RATE RELIEF – Our four Connecticut operating subsidiaries, Connecticut Water, Crystal, Gallup and Unionville, are regulated public utilities which provide water services to their customers. The rates that these companies charge their water customers are subject to the jurisdiction of the regulatory authority of the Connecticut DPUC, which sets water rates for each company independently because the systems are not interconnected. Similarly, the Massachusetts Department of Telecommunications and Energy (DTE) regulates the operations and rates of the Barnstable Water Company.

The DPUC and DTE may authorize the Company’s operating subsidiaries to charge rates which the DPUC and the DTE consider to be sufficient to recover the normal operating expenses of our operating subsidiaries, to provide funds for adding new or replacing water infrastructure, and to allow our operating subsidiaries to earn what the DPUC and the DTE consider to be a fair and reasonable return on our invested capital.

The Company believes it is likely that is will apply for rate increases for one or more of its Connecticut subsidiaries during the next 18 months.

LAND DISPOSITIONS – Starting with its first land donation in 2000, the Company has engaged in a program of land donations to municipalities in Connecticut, which has resulted in net income (tax benefits) to the Company of approximately $4.9 million. As previously disclosed, the land donation program under the Company’s agreement with the Town of Killingly, CT was completed in January 2004 with the donation of the remaining parcel to the Town. The donation of this final parcel resulted in a net profit (tax benefit) to the Company of $706,000 during the first quarter of 2004. The donation of land to the Town of Plymouth, CT in December 2004 resulted in an additional $498,000 net income.

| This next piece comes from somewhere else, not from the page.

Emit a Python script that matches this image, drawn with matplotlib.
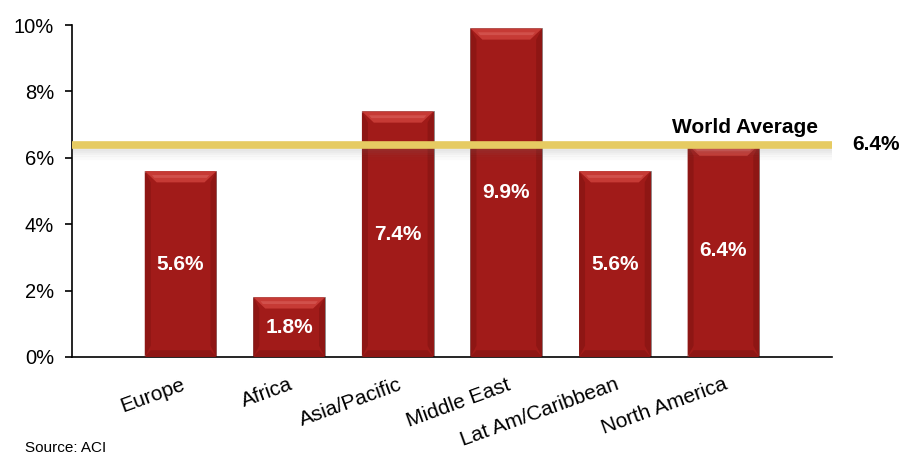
import matplotlib
matplotlib.use("Agg")
import matplotlib.pyplot as plt
from matplotlib.patches import Polygon
from matplotlib.ticker import FuncFormatter

plt.rcParams['font.family'] = ['Liberation Sans', 'DejaVu Sans']

regions = ["Europe", "Africa", "Asia/Pacific", "Middle East", "Lat Am/Caribbean", "North America"]
growth = [5.6, 1.8, 7.4, 9.9, 5.6, 6.4]
world_average = 6.4
y_ticks = [0, 2, 4, 6, 8, 10]

fig = plt.figure(figsize=(9.14, 4.55), dpi=100)
ax = fig.add_axes([0.0788, 0.2154, 0.8315, 0.7296])

positions = list(range(1, len(regions) + 1))
width = 0.66
base_color = '#A11B19'

ax.bar(positions, growth, width=width, color=base_color, edgecolor='#8a8a8a',
       linewidth=0.6, zorder=2)

# bevelled faces on each bar
bx, by = 0.11, 0.34
for x, v in zip(positions, growth):
    l, r = x - width / 2, x + width / 2
    top = Polygon([(l, v), (r, v), (r - bx, v - by), (l + bx, v - by)],
                  closed=True, facecolor='#C63A35', edgecolor='none', zorder=3)
    hi = Polygon([(l + bx * 0.6, v - by * 0.35), (r - bx * 0.6, v - by * 0.35),
                  (r - bx * 0.8, v - by * 0.6), (l + bx * 0.8, v - by * 0.6)],
                 closed=True, facecolor='#D9605A', edgecolor='none', alpha=0.6, zorder=3)
    left = Polygon([(l, v), (l + bx * 0.5, v - by), (l + bx * 0.5, by), (l, 0)],
                   closed=True, facecolor='#8E1614', edgecolor='none', zorder=3)
    right = Polygon([(r, v), (r - bx * 0.5, v - by), (r - bx * 0.5, by), (r, 0)],
                    closed=True, facecolor='#8E1614', edgecolor='none', zorder=3)
    bottom = Polygon([(l, 0), (r, 0), (r - bx * 0.5, by * 0.6), (l + bx * 0.5, by * 0.6)],
                     closed=True, facecolor='#8E1614', edgecolor='none', zorder=3)
    for p in (left, right, bottom, top, hi):
        ax.add_patch(p)
    ax.text(x, v / 2, f"{v:.1f}%", color='white', fontsize=15, fontweight='bold',
            ha='center', va='center', zorder=5)

# world average line with a soft shadow underneath
for i, a in enumerate([0.10, 0.08, 0.06, 0.04, 0.03]):
    ax.axhline(world_average - 0.12 - i * 0.07, color='#777777', lw=3, alpha=a, zorder=3.5)
ax.axhline(world_average, color='#E6CB62', lw=5.5, zorder=4)
ax.text(7 - 0.13, world_average + 0.22, "World Average", fontsize=15, fontweight='bold',
        ha='right', va='bottom', zorder=6)
ax.text(7.19, world_average, f"{world_average:.1f}%", fontsize=15, fontweight='bold',
        ha='left', va='center', clip_on=False)

ax.set_xlim(0, 7)
ax.set_ylim(0, 10)
ax.set_yticks(y_ticks)
ax.yaxis.set_major_formatter(FuncFormatter(lambda v, p: f"{v:.0f}%"))
ax.tick_params(axis='y', labelsize=14.5, length=5, width=1.2, pad=8)
ax.set_xticks(positions)
ax.set_xticklabels(regions, rotation=20, ha='right', rotation_mode='anchor', fontsize=15)
ax.tick_params(axis='x', length=0, pad=13)

for s in ('top', 'right'):
    ax.spines[s].set_visible(False)
ax.spines['left'].set_linewidth(1.2)
ax.spines['bottom'].set_linewidth(1.2)

fig.text(25 / 914, 1 - 448 / 455, "Source: ACI", fontsize=11, ha='left', va='center')

fig.savefig("out.png", dpi=100)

The Company and its subsidiaries own additional parcels of land in Connecticut and Massachusetts which may be suitable in the future for disposition, either by sale or by donation to municipalities, other local governments or private charitable entities. These additional parcels would include certain Class I and II parcels previously identified by the Connecticut DEP in the DEP notice noted above, as well as certain lands owned by BARLACO in Barnstable, Massachusetts.

During 2003 and 2004, the Company donated approximately 370 acres of land to municipalities in Connecticut for public and/or open space purposes. These donations contributed approximately $.9 million and $1.2 million, respectively to net income in those years, as a result of favorable tax treatment under federal and Connecticut tax laws. The Company currently anticipates that it will continue to pursue selected land sales and/or donations during fiscal years 2005, 2006 and 2007, but at a reduced level. The Company currently does not project completing any material land transactions in 2005. The Company is unable to predict if and when any sales or donations of some or all of these parcels may occur in the future and, if so, what amount of net income (tax benefits) may result from any such sales or donations.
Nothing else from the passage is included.